Microsoft reaches ‘human parity’ with new speech recognition system

Researchers at Microsoft have announced a ‘major breakthrough’ in speech recognition. The company has created a technology that recognizes the words in a conversation, just as well as a person does. The team is calling it ‘human parity’ and plans to use this technology in its personal voice assistant Cortana along with its speech-to-text transcription software.

The team at Microsoft Artificial Intelligence and Research has reported a speech recognition system that makes the same or fewer errors than professional transcriptionists. These researchers reported a word error rate (WER) of 5.9 percent, down from the 6.3 percent WER the team reported just last month.

However, this research doesn’t imply that the computer will recognize every word perfectly. But then, nor do we! According to the company, it means that the error rate, or the rate at which the computer mishears a word like ‘have” for “is” or “a” for “the” – is almost the same as you would expect from a person, hearing the same conversation respectively.

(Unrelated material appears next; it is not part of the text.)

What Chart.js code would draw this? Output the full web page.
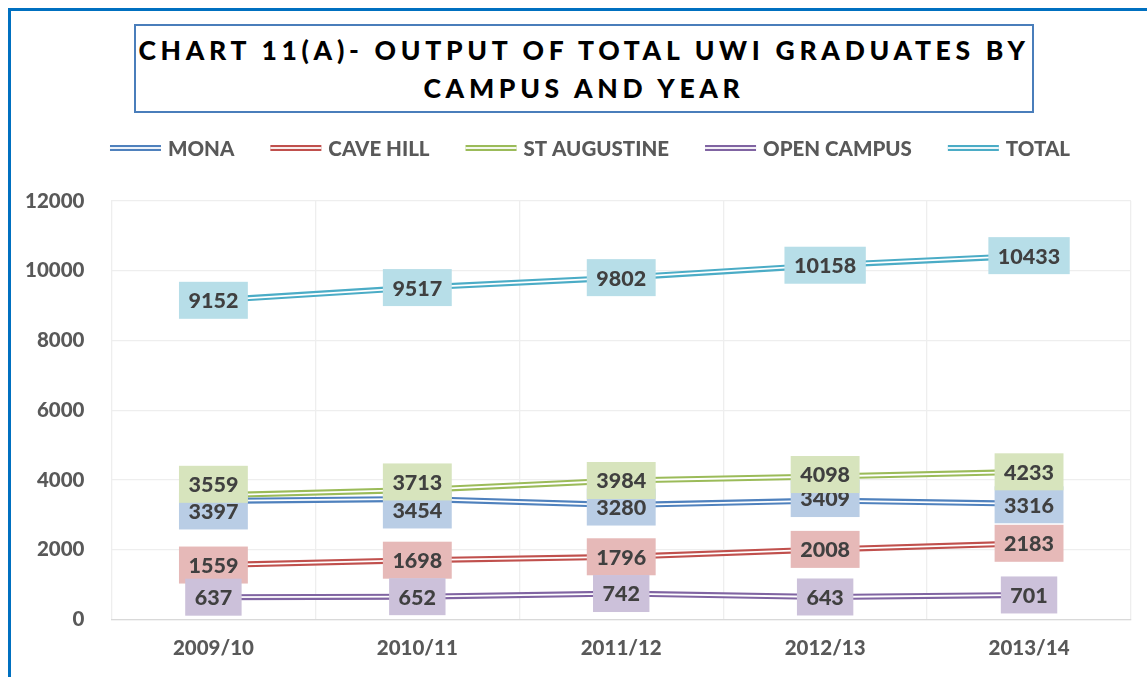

Existing tools used for this milestone include the Computational Network Toolkit, an open source Microsoft system for applying deep learning to computing tasks. This allows the specialized graphics processing units (GPUs) running in parallel, to enable faster processing of deep-learning algorithms.

The system also uses neural language models for better recognition. Deep neural networks use large amounts of data to teach computer systems to recognize patterns from inputs such as images or sounds.

No arguments here that this is an exciting breakthrough for Microsoft. An improvisation of voice recognition will prove beneficial to consumers and enterprisers as well. At the moment, the company has not announced as to when we can expect to this system to make way to its products.